• Problem details:
Write out every entry precisely as given, leaving the pictures out.
BEGIN The input
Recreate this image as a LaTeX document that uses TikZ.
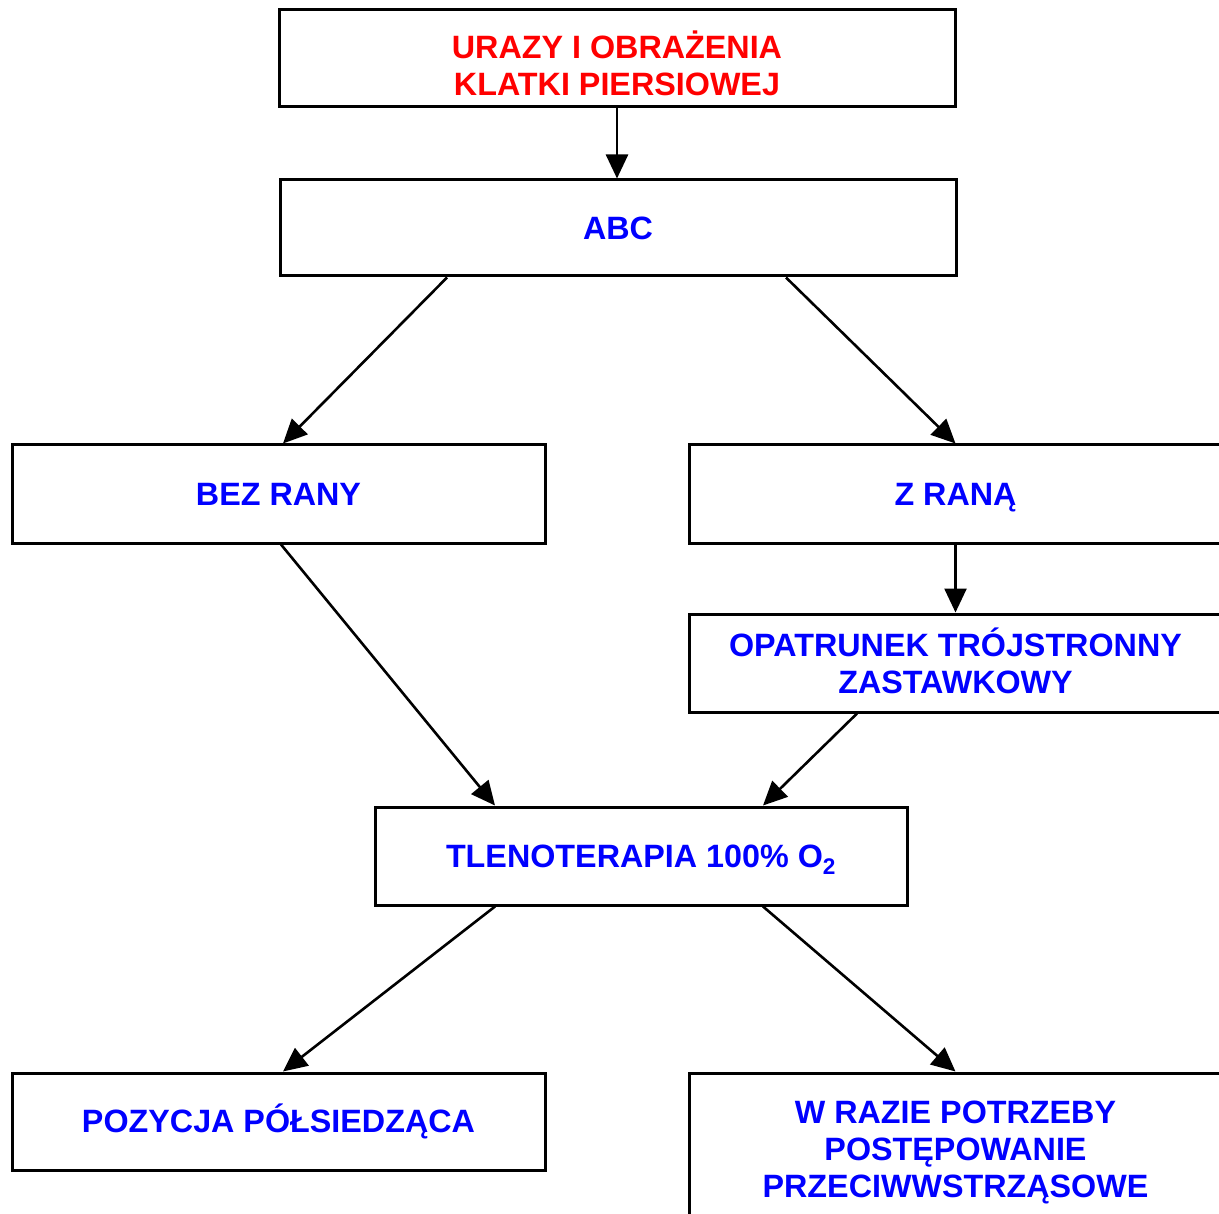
\documentclass[tikz,border=0pt]{standalone}
\usepackage{fontspec}
\setmainfont{Liberation Sans}
\usetikzlibrary{arrows.meta}
\begin{document}
\begin{tikzpicture}[x=1pt,y=-1pt,
  box/.style={draw=black,line width=3pt,fill=white,inner sep=0pt,align=center,
    font=\fontsize{32.3}{37}\selectfont\bfseries,text=blue},
  lbl/.style={inner sep=0pt,align=center,font=\fontsize{32.3}{37}\selectfont\bfseries,text=blue},
  conn/.style={line width=2.6pt,-{Triangle[length=24pt,width=22pt]}}]
\clip (0,0) rectangle (1219,1214);
\fill[white] (0,0) rectangle (1219,1214);
\node[box,minimum width=676pt,minimum height=97pt] (top) at (617,58.5) {};
\node[lbl,text=red] (toplbl) at ([yshift=-5pt]top.center) {URAZY I OBRAŻENIA\\KLATKI PIERSIOWEJ};
\node[box,minimum width=676pt,minimum height=96pt] (abc) at (618,228) {ABC};
\node[box,minimum width=533pt,minimum height=98pt] (bez) at (278.5,494) {BEZ RANY};
\node[box,minimum width=533pt,minimum height=98pt,text depth=0pt] (zrana) at (955.5,494) {Z RANĄ};
\node[box,minimum width=533pt,minimum height=98pt] (opat) at (955.5,663) {};
\node[lbl] (opatlbl) at ([yshift=2pt]opat.center) {OPATRUNEK TRÓJSTRONNY\\ZASTAWKOWY};
\node[box,minimum width=532pt,minimum height=98pt,text depth=0pt] (tlen) at (641,856) {TLENOTERAPIA 100\% O\textsubscript{2}};
\node[box,minimum width=533pt,minimum height=97pt] (poz) at (278.5,1121.5) {POZYCJA PÓŁSIEDZĄCA};
\node[box,minimum width=533pt,minimum height=152pt] (wraz) at (955.5,1149) {};
\node[lbl] (wrazlbl) at ([yshift=-3pt]wraz.center) {W RAZIE POTRZEBY\\POSTĘPOWANIE\\PRZECIWWSTRZĄSOWE};
\draw[conn] (top.south) -- (top.south |- abc.north);
\draw[conn] ([xshift=-171pt]abc.south) -- ([xshift=4.5pt]bez.north);
\draw[conn] ([xshift=168pt]abc.south) -- (zrana.north);
\draw[conn] (zrana.south) -- (opat.north);
\draw[conn] ([xshift=2.5pt]bez.south) -- ([xshift=-146pt]tlen.north);
\draw[conn] ([xshift=-98.5pt]opat.south) -- ([xshift=122pt]tlen.north);
\draw[conn] ([xshift=-146pt]tlen.south) -- ([xshift=4.5pt]poz.north);
\draw[conn] ([xshift=122pt]tlen.south) -- (wraz.north);
\end{tikzpicture}
\end{document}
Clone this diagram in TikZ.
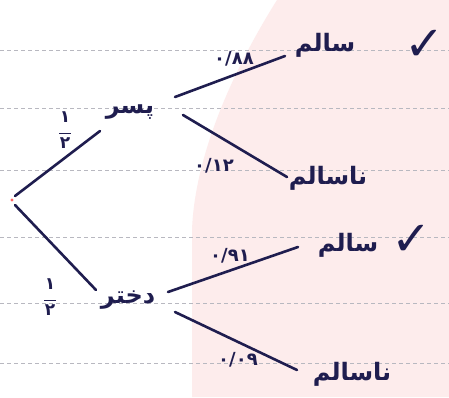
END The input
• Finished answer:
Recreate this image as a LaTeX document that uses TikZ.
\documentclass[tikz,border=0pt]{standalone}
\usepackage{fontspec}
\setmainfont{Liberation Sans}
\usetikzlibrary{arrows.meta}
\begin{document}
\begin{tikzpicture}[x=1pt,y=-1pt,
  box/.style={draw=black,line width=3pt,fill=white,inner sep=0pt,align=center,
    font=\fontsize{32.3}{37}\selectfont\bfseries,text=blue},
  lbl/.style={inner sep=0pt,align=center,font=\fontsize{32.3}{37}\selectfont\bfseries,text=blue},
  conn/.style={line width=2.6pt,-{Triangle[length=24pt,width=22pt]}}]
\clip (0,0) rectangle (1219,1214);
\fill[white] (0,0) rectangle (1219,1214);
\node[box,minimum width=676pt,minimum height=97pt] (top) at (617,58.5) {};
\node[lbl,text=red] (toplbl) at ([yshift=-5pt]top.center) {URAZY I OBRAŻENIA\\KLATKI PIERSIOWEJ};
\node[box,minimum width=676pt,minimum height=96pt] (abc) at (618,228) {ABC};
\node[box,minimum width=533pt,minimum height=98pt] (bez) at (278.5,494) {BEZ RANY};
\node[box,minimum width=533pt,minimum height=98pt,text depth=0pt] (zrana) at (955.5,494) {Z RANĄ};
\node[box,minimum width=533pt,minimum height=98pt] (opat) at (955.5,663) {};
\node[lbl] (opatlbl) at ([yshift=2pt]opat.center) {OPATRUNEK TRÓJSTRONNY\\ZASTAWKOWY};
\node[box,minimum width=532pt,minimum height=98pt,text depth=0pt] (tlen) at (641,856) {TLENOTERAPIA 100\% O\textsubscript{2}};
\node[box,minimum width=533pt,minimum height=97pt] (poz) at (278.5,1121.5) {POZYCJA PÓŁSIEDZĄCA};
\node[box,minimum width=533pt,minimum height=152pt] (wraz) at (955.5,1149) {};
\node[lbl] (wrazlbl) at ([yshift=-3pt]wraz.center) {W RAZIE POTRZEBY\\POSTĘPOWANIE\\PRZECIWWSTRZĄSOWE};
\draw[conn] (top.south) -- (top.south |- abc.north);
\draw[conn] ([xshift=-171pt]abc.south) -- ([xshift=4.5pt]bez.north);
\draw[conn] ([xshift=168pt]abc.south) -- (zrana.north);
\draw[conn] (zrana.south) -- (opat.north);
\draw[conn] ([xshift=2.5pt]bez.south) -- ([xshift=-146pt]tlen.north);
\draw[conn] ([xshift=-98.5pt]opat.south) -- ([xshift=122pt]tlen.north);
\draw[conn] ([xshift=-146pt]tlen.south) -- ([xshift=4.5pt]poz.north);
\draw[conn] ([xshift=122pt]tlen.south) -- (wraz.north);
\end{tikzpicture}
\end{document}
Clone this diagram in TikZ.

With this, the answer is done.